Hoyer was speaking at his end-of-Winter Meetings press conference, after a week of barely any transactions from his club.
Although Major League Baseball has a luxury tax, the MLB Players Association has fought long and hard against a salary cap. So, don’t expect that to change anytime soon. But with true hot stove season trending closer and closer to Spring Training, the league could move up some of its offseason deadlines to combat that movement.
Cubs MLBPA representative Ian Happ is going through arbitration for the first time this season, as he discussed on his podcast, The Compound, last month.
“Because they don’t do arbitration until January, teams not having cost certainty pushes free agency into January, February,” Happ said. “Which makes no sense.
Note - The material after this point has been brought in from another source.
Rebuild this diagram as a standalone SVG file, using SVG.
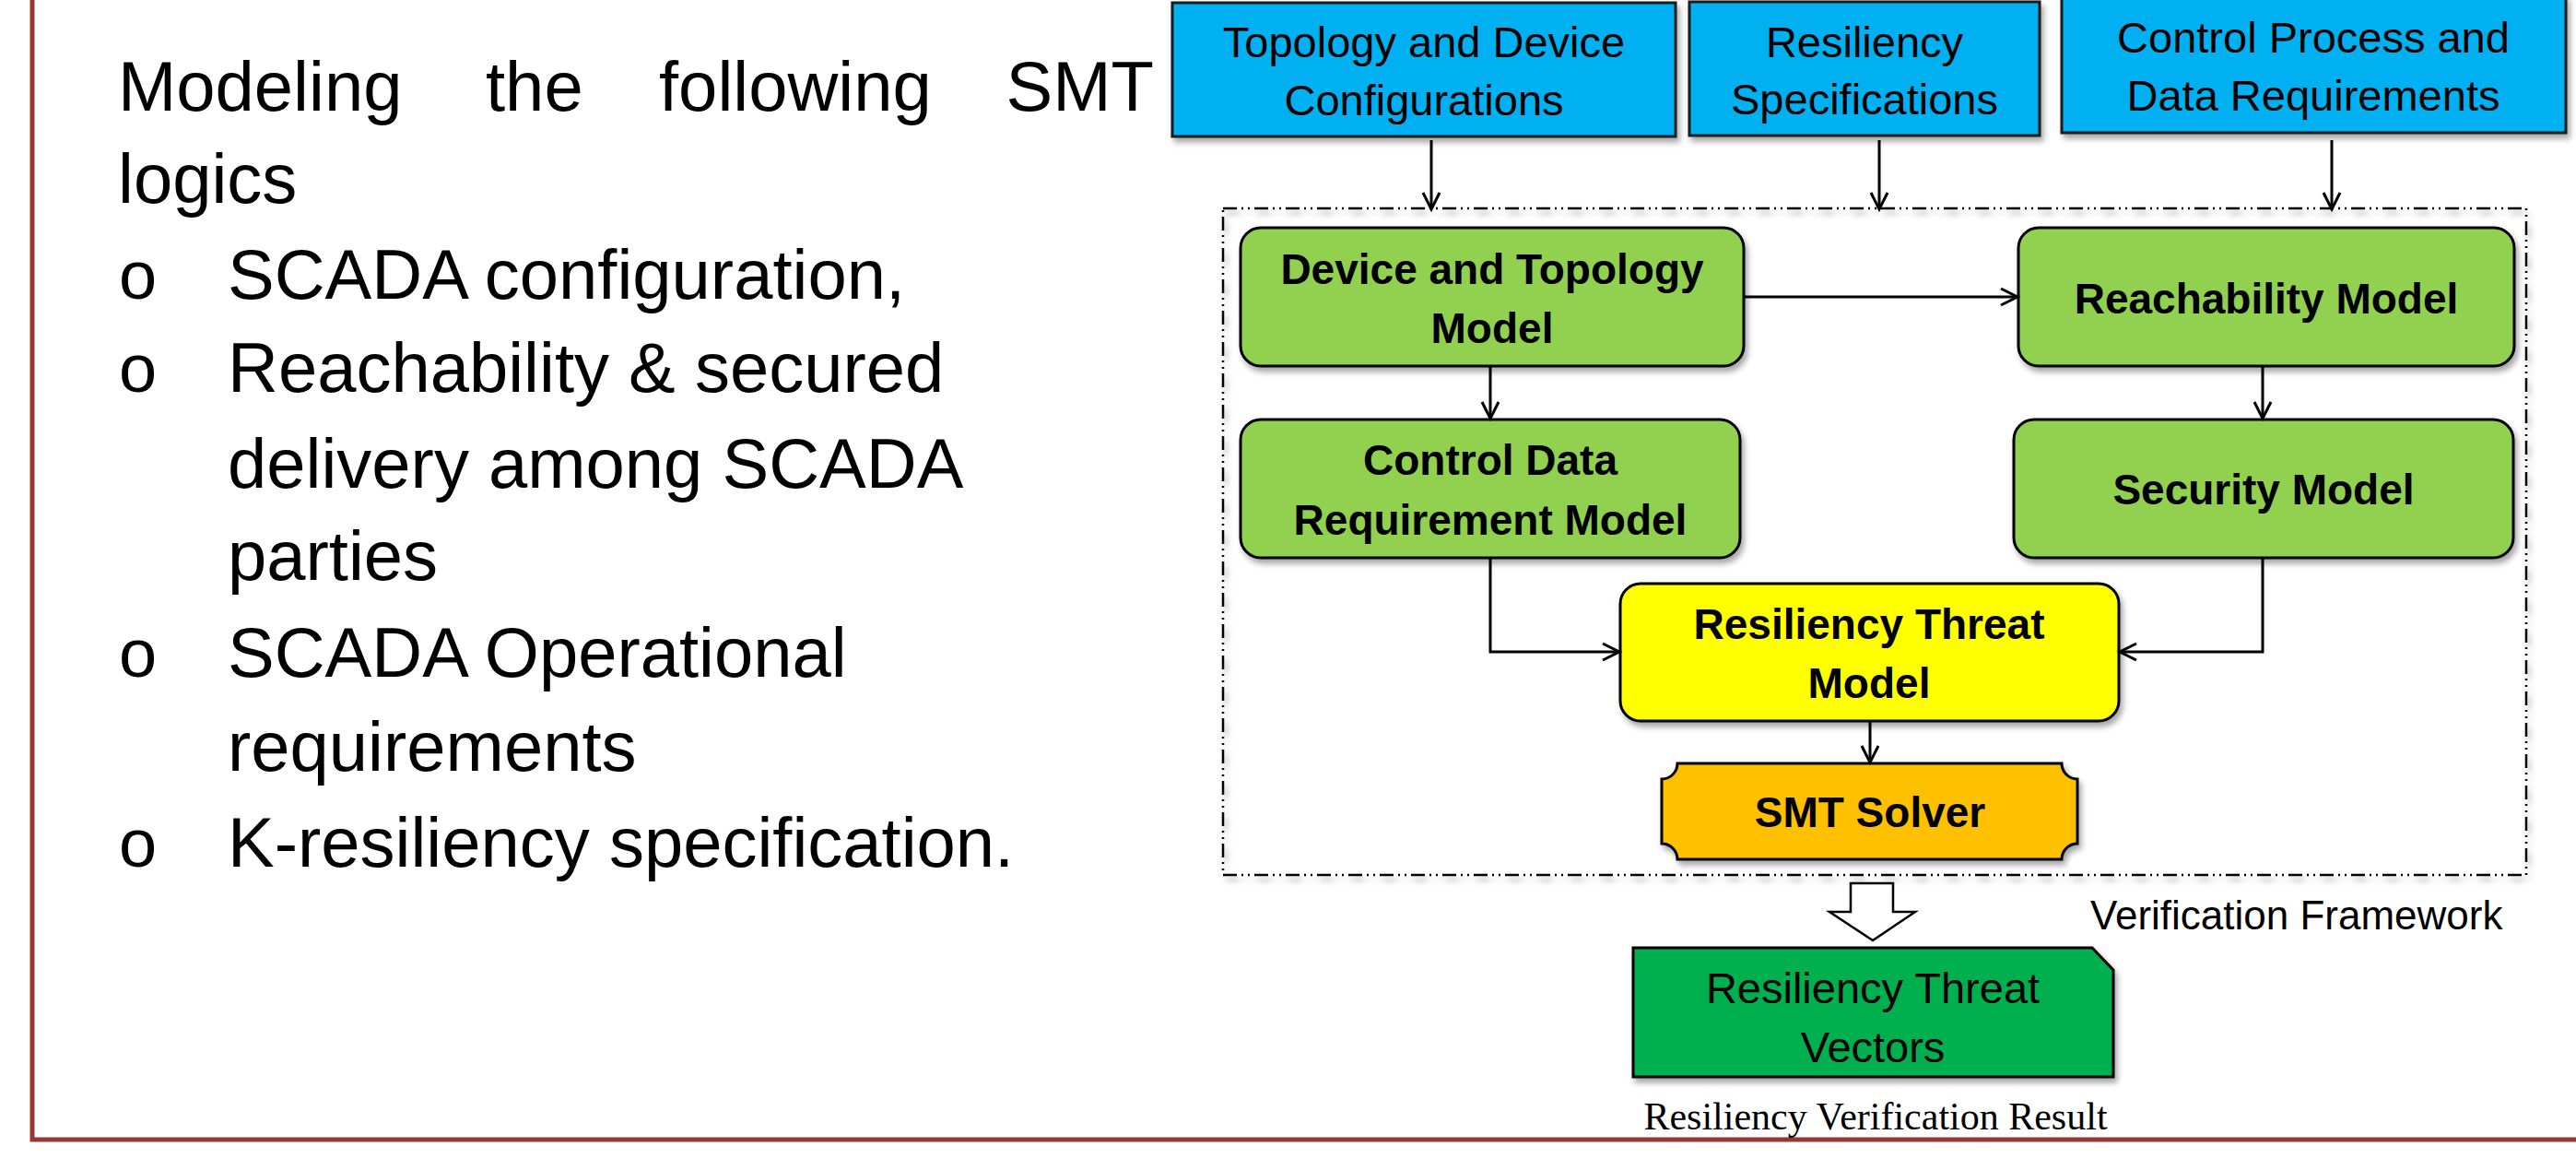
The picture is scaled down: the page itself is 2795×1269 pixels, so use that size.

Arbitration should be at the beginning of the offseason so that teams know what their cost is, and they can go from there, and it would speed up free agency.”
Gone are the days when free agency was mostly finished by late December. This year, with several teams operating budgets that are tight, and in some cases not yet set, the biggest free agent names are still out there: Trevor Bauer, George Springer, DJ LeMahieu, etc.. Plus, a surge of non-tendered players, including former Cubs outfielder Kyle Schwarber, flooded the market at the beginning of the month.
Uncertainty surrounding possible rule changes and the timing of the season could further affect the timing of free agency this year.
“If the season gets pushed back, then, yes, I think the hot stove season will get pushed back as well,” Hoyer said Thursday on the Cubs Talk Podcast, “because people will wait for additional information, which is just the smart thing to do.”
It’s too late, and too much is up in the air, to shift deadlines this winter. Offseason movement seems destined to crawl along at a snail’s pace. But as Major League Baseball focusses on expanding its audience, it should examine more than just it on-field product.
MLB’s hot-stove season could use pace-of-play regulations too.